◆ Stored data ◆

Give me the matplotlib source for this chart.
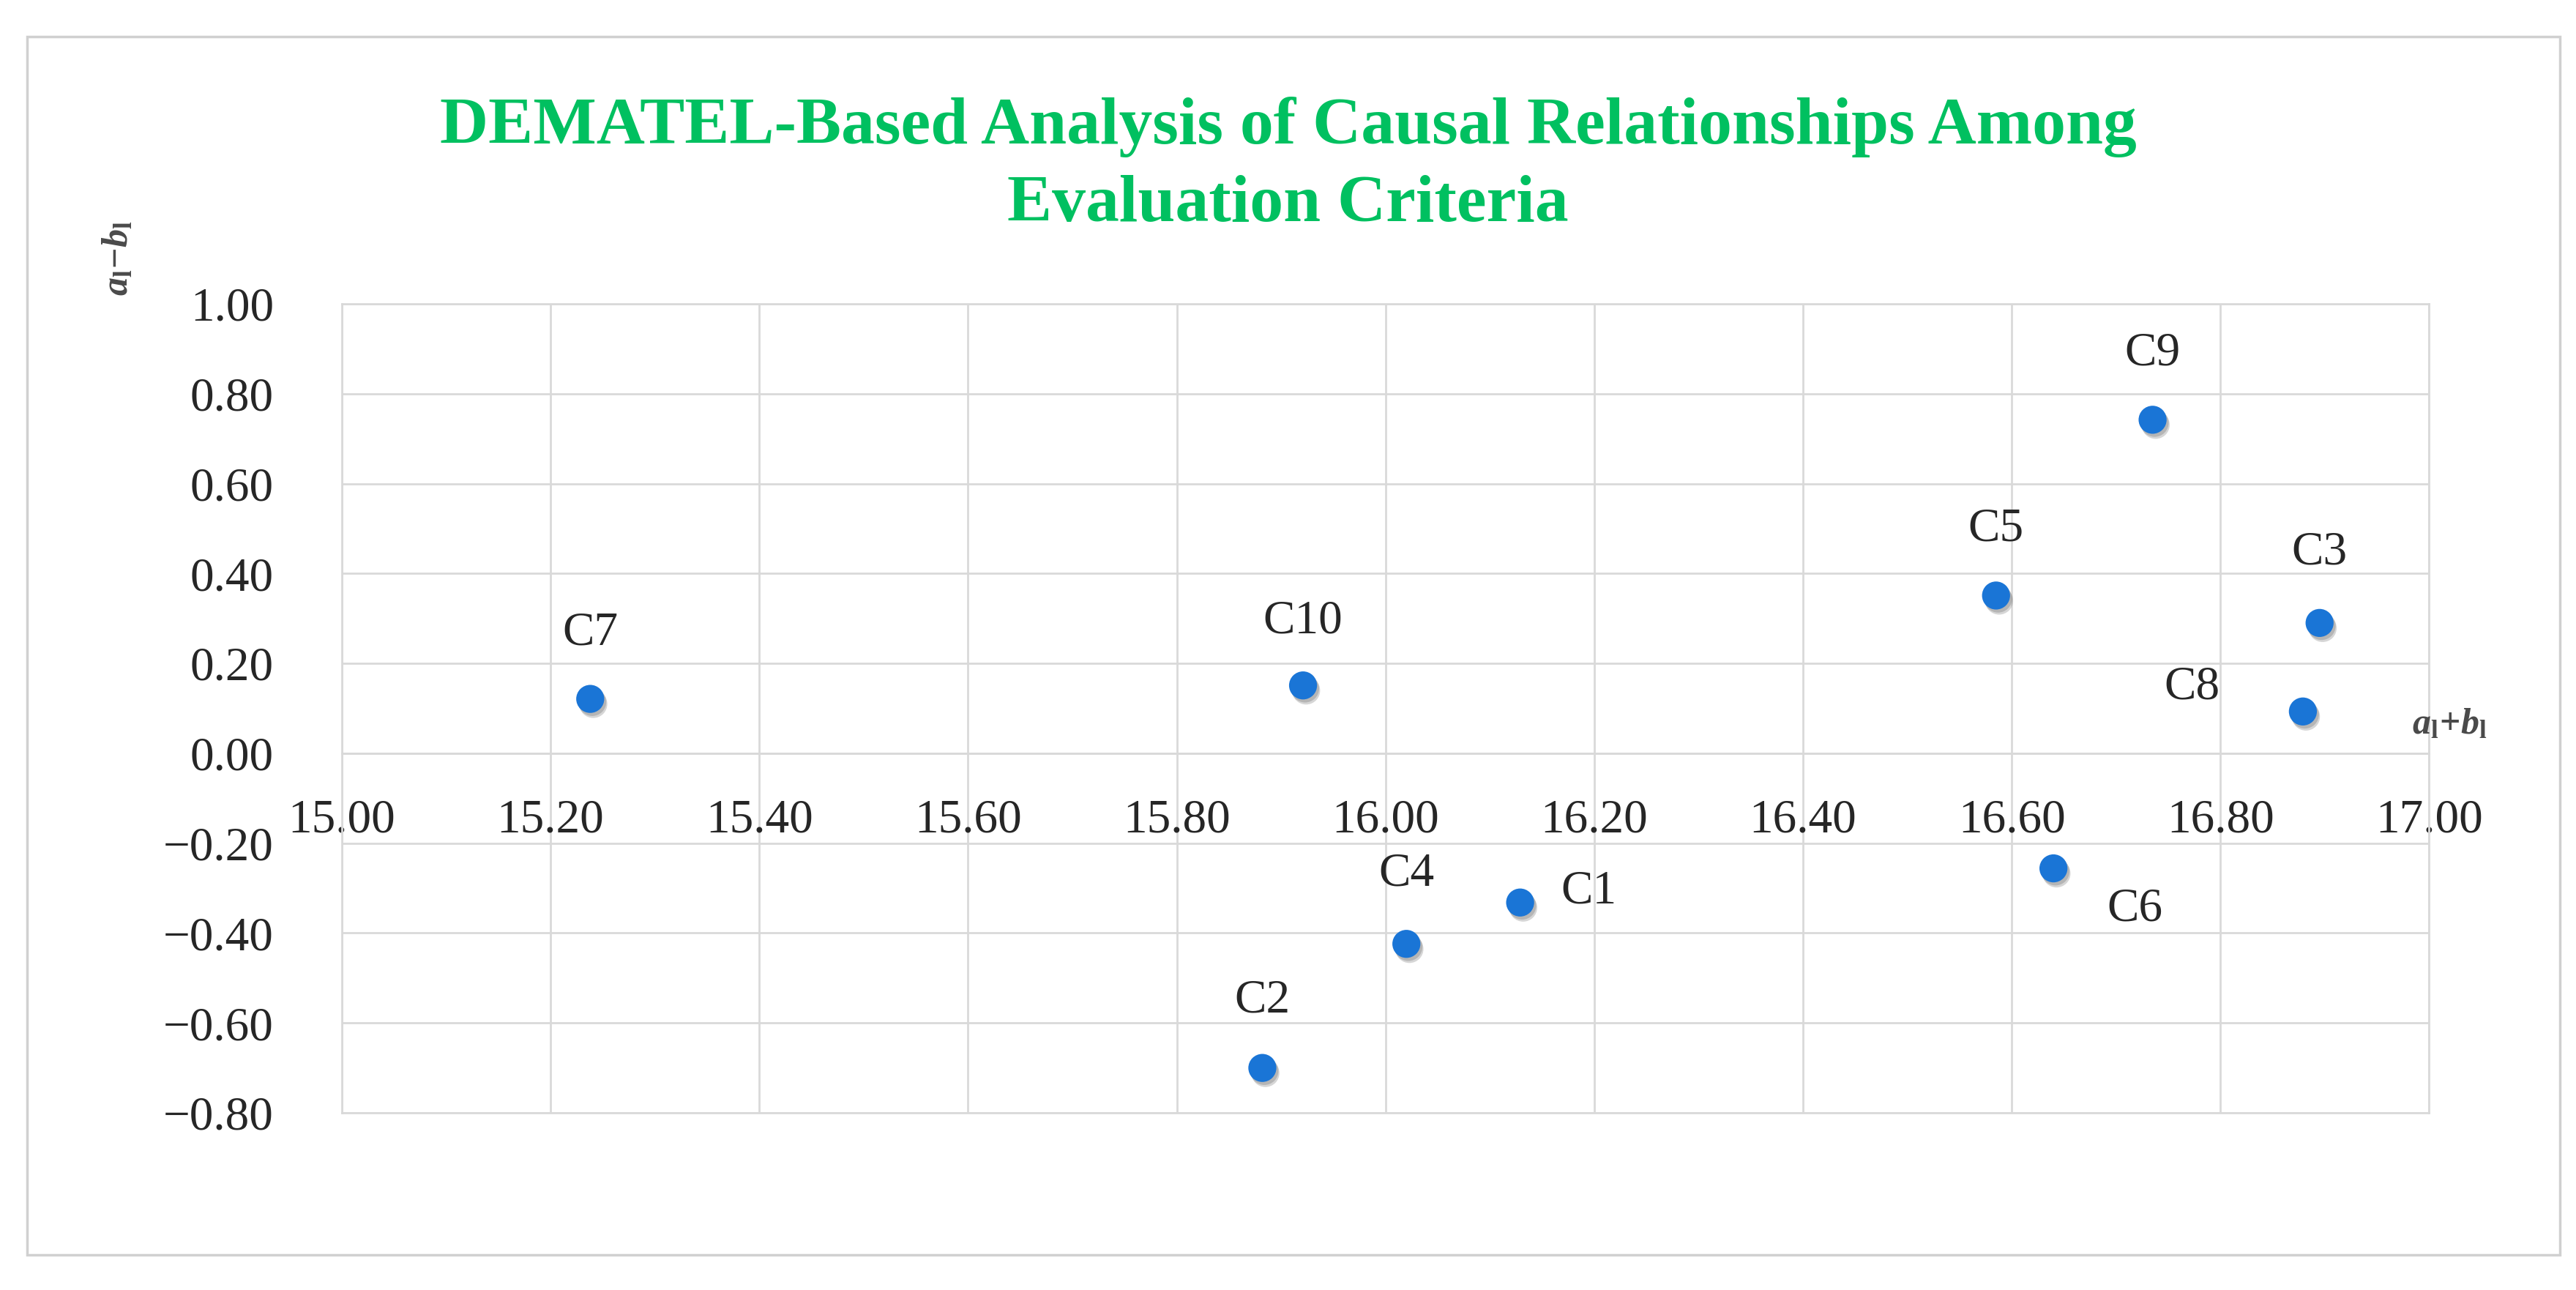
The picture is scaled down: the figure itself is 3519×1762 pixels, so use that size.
import matplotlib
matplotlib.use("Agg")
import matplotlib.pyplot as plt
from matplotlib import patheffects as pe
from matplotlib.patches import Rectangle

# criteria and their (a_i + b_i, a_i - b_i) coordinates
labels = ["C1", "C2", "C3", "C4", "C5", "C6", "C7", "C8", "C9", "C10"]
sum_ab = [16.129, 15.882, 16.895, 16.020, 16.585, 16.640, 15.238, 16.879, 16.735, 15.921]
diff_ab = [-0.332, -0.700, 0.290, -0.424, 0.351, -0.256, 0.121, 0.093, 0.742, 0.151]

x_ticks = [15.0, 15.2, 15.4, 15.6, 15.8, 16.0, 16.2, 16.4, 16.6, 16.8, 17.0]
x_ticklabels = ["15.00", "15.20", "15.40", "15.60", "15.80", "16.00",
                "16.20", "16.40", "16.60", "16.80", "17.00"]
y_ticks = [1.0, 0.8, 0.6, 0.4, 0.2, 0.0, -0.2, -0.4, -0.6, -0.8]
y_ticklabels = ["1.00", "0.80", "0.60", "0.40", "0.20", "0.00",
                "\u22120.20", "\u22120.40", "\u22120.60", "\u22120.80"]

title_lines = ["DEMATEL-Based Analysis of Causal Relationships Among",
               "Evaluation Criteria"]

# label offset from its point, in points (centre of the text)
label_pos = {
    "C1": (40, 11, "left"),
    "C2": (0, 66, "center"),
    "C3": (0, 69, "center"),
    "C4": (0, 69, "center"),
    "C5": (0, 65, "center"),
    "C6": (53, -40, "left"),
    "C7": (0, 65, "center"),
    "C8": (-82, 24, "right"),
    "C9": (0, 65, "center"),
    "C10": (0, 63, "center"),
}

plt.rcParams["font.family"] = ["Liberation Serif", "DejaVu Serif"]
plt.rcParams["mathtext.fontset"] = "custom"
plt.rcParams["mathtext.it"] = "Liberation Serif:italic:bold"
plt.rcParams["mathtext.rm"] = "Liberation Serif:bold"

grid_col = "#d9d9d9"
txt_col = "#262626"

fig = plt.figure(figsize=(35.19, 17.62), dpi=100)
fig.patches.append(Rectangle((0.0105, 0.0272), 0.9832, 0.9444, transform=fig.transFigure,
                             fill=False, edgecolor="#d0d0d0", linewidth=2.5))

ax = fig.add_axes([0.1327, 0.1373, 0.8103, 0.6272])
ax.set_xlim(15.0, 17.0)
ax.set_ylim(-0.8, 1.0)
ax.set_xticks(x_ticks)
ax.set_xticklabels(x_ticklabels)
ax.set_yticks(y_ticks)
ax.set_yticklabels(y_ticklabels)
ax.grid(True, color=grid_col, linewidth=2)
ax.set_axisbelow(True)
for side in ["left", "right", "top"]:
    ax.spines[side].set_color(grid_col)
    ax.spines[side].set_linewidth(2)
ax.spines["bottom"].set_position(("data", 0))
ax.spines["bottom"].set_color(grid_col)
ax.spines["bottom"].set_linewidth(2)
ax.axhline(-0.8, color=grid_col, linewidth=2, clip_on=False, zorder=0)
ax.tick_params(axis="both", length=0, labelsize=47, colors=txt_col)
ax.tick_params(axis="x", pad=45)
ax.tick_params(axis="y", pad=67)

shadow = [pe.SimplePatchShadow(offset=(3, -5), shadow_rgbFace="#8a8a8a", alpha=0.35),
          pe.SimplePatchShadow(offset=(2, -3), shadow_rgbFace="#6a6a6a", alpha=0.3),
          pe.Normal()]
ax.scatter(sum_ab, diff_ab, s=760, color="#1a75d6", edgecolors="none", zorder=3,
           path_effects=shadow)

for name, x, y in zip(labels, sum_ab, diff_ab):
    dx, dy, ha = label_pos[name]
    ax.annotate(name, (x, y), xytext=(dx, dy), textcoords="offset points",
                ha=ha, va="center", fontsize=47, color=txt_col)

for line, yb in zip(title_lines, [0.889, 0.8286]):
    fig.text(0.5, yb, line, ha="center", va="baseline", fontsize=66, fontweight="bold",
             color="#00c060")
fig.text(0.046, 0.80, r"$a_{\mathrm{l}}\!-\!b_{\mathrm{l}}$", rotation=90, ha="center", va="center",
         fontsize=36, color="#4a4a4a")
fig.text(0.951, 0.438, r"$a_{\mathrm{l}}\!+\!b_{\mathrm{l}}$", ha="center", va="center",
         fontsize=36, color="#4a4a4a")

fig.savefig("out.png", dpi=100)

◆ Your objective ◆
Retype the whole listing, keeping every line identical and omitting all pictures.

◆ Solved exercise ◆
Give me the matplotlib source for this chart.
The picture is scaled down: the figure itself is 3519×1762 pixels, so use that size.
import matplotlib
matplotlib.use("Agg")
import matplotlib.pyplot as plt
from matplotlib import patheffects as pe
from matplotlib.patches import Rectangle

# criteria and their (a_i + b_i, a_i - b_i) coordinates
labels = ["C1", "C2", "C3", "C4", "C5", "C6", "C7", "C8", "C9", "C10"]
sum_ab = [16.129, 15.882, 16.895, 16.020, 16.585, 16.640, 15.238, 16.879, 16.735, 15.921]
diff_ab = [-0.332, -0.700, 0.290, -0.424, 0.351, -0.256, 0.121, 0.093, 0.742, 0.151]

x_ticks = [15.0, 15.2, 15.4, 15.6, 15.8, 16.0, 16.2, 16.4, 16.6, 16.8, 17.0]
x_ticklabels = ["15.00", "15.20", "15.40", "15.60", "15.80", "16.00",
                "16.20", "16.40", "16.60", "16.80", "17.00"]
y_ticks = [1.0, 0.8, 0.6, 0.4, 0.2, 0.0, -0.2, -0.4, -0.6, -0.8]
y_ticklabels = ["1.00", "0.80", "0.60", "0.40", "0.20", "0.00",
                "\u22120.20", "\u22120.40", "\u22120.60", "\u22120.80"]

title_lines = ["DEMATEL-Based Analysis of Causal Relationships Among",
               "Evaluation Criteria"]

# label offset from its point, in points (centre of the text)
label_pos = {
    "C1": (40, 11, "left"),
    "C2": (0, 66, "center"),
    "C3": (0, 69, "center"),
    "C4": (0, 69, "center"),
    "C5": (0, 65, "center"),
    "C6": (53, -40, "left"),
    "C7": (0, 65, "center"),
    "C8": (-82, 24, "right"),
    "C9": (0, 65, "center"),
    "C10": (0, 63, "center"),
}

plt.rcParams["font.family"] = ["Liberation Serif", "DejaVu Serif"]
plt.rcParams["mathtext.fontset"] = "custom"
plt.rcParams["mathtext.it"] = "Liberation Serif:italic:bold"
plt.rcParams["mathtext.rm"] = "Liberation Serif:bold"

grid_col = "#d9d9d9"
txt_col = "#262626"

fig = plt.figure(figsize=(35.19, 17.62), dpi=100)
fig.patches.append(Rectangle((0.0105, 0.0272), 0.9832, 0.9444, transform=fig.transFigure,
                             fill=False, edgecolor="#d0d0d0", linewidth=2.5))

ax = fig.add_axes([0.1327, 0.1373, 0.8103, 0.6272])
ax.set_xlim(15.0, 17.0)
ax.set_ylim(-0.8, 1.0)
ax.set_xticks(x_ticks)
ax.set_xticklabels(x_ticklabels)
ax.set_yticks(y_ticks)
ax.set_yticklabels(y_ticklabels)
ax.grid(True, color=grid_col, linewidth=2)
ax.set_axisbelow(True)
for side in ["left", "right", "top"]:
    ax.spines[side].set_color(grid_col)
    ax.spines[side].set_linewidth(2)
ax.spines["bottom"].set_position(("data", 0))
ax.spines["bottom"].set_color(grid_col)
ax.spines["bottom"].set_linewidth(2)
ax.axhline(-0.8, color=grid_col, linewidth=2, clip_on=False, zorder=0)
ax.tick_params(axis="both", length=0, labelsize=47, colors=txt_col)
ax.tick_params(axis="x", pad=45)
ax.tick_params(axis="y", pad=67)

shadow = [pe.SimplePatchShadow(offset=(3, -5), shadow_rgbFace="#8a8a8a", alpha=0.35),
          pe.SimplePatchShadow(offset=(2, -3), shadow_rgbFace="#6a6a6a", alpha=0.3),
          pe.Normal()]
ax.scatter(sum_ab, diff_ab, s=760, color="#1a75d6", edgecolors="none", zorder=3,
           path_effects=shadow)

for name, x, y in zip(labels, sum_ab, diff_ab):
    dx, dy, ha = label_pos[name]
    ax.annotate(name, (x, y), xytext=(dx, dy), textcoords="offset points",
                ha=ha, va="center", fontsize=47, color=txt_col)

for line, yb in zip(title_lines, [0.889, 0.8286]):
    fig.text(0.5, yb, line, ha="center", va="baseline", fontsize=66, fontweight="bold",
             color="#00c060")
fig.text(0.046, 0.80, r"$a_{\mathrm{l}}\!-\!b_{\mathrm{l}}$", rotation=90, ha="center", va="center",
         fontsize=36, color="#4a4a4a")
fig.text(0.951, 0.438, r"$a_{\mathrm{l}}\!+\!b_{\mathrm{l}}$", ha="center", va="center",
         fontsize=36, color="#4a4a4a")

fig.savefig("out.png", dpi=100)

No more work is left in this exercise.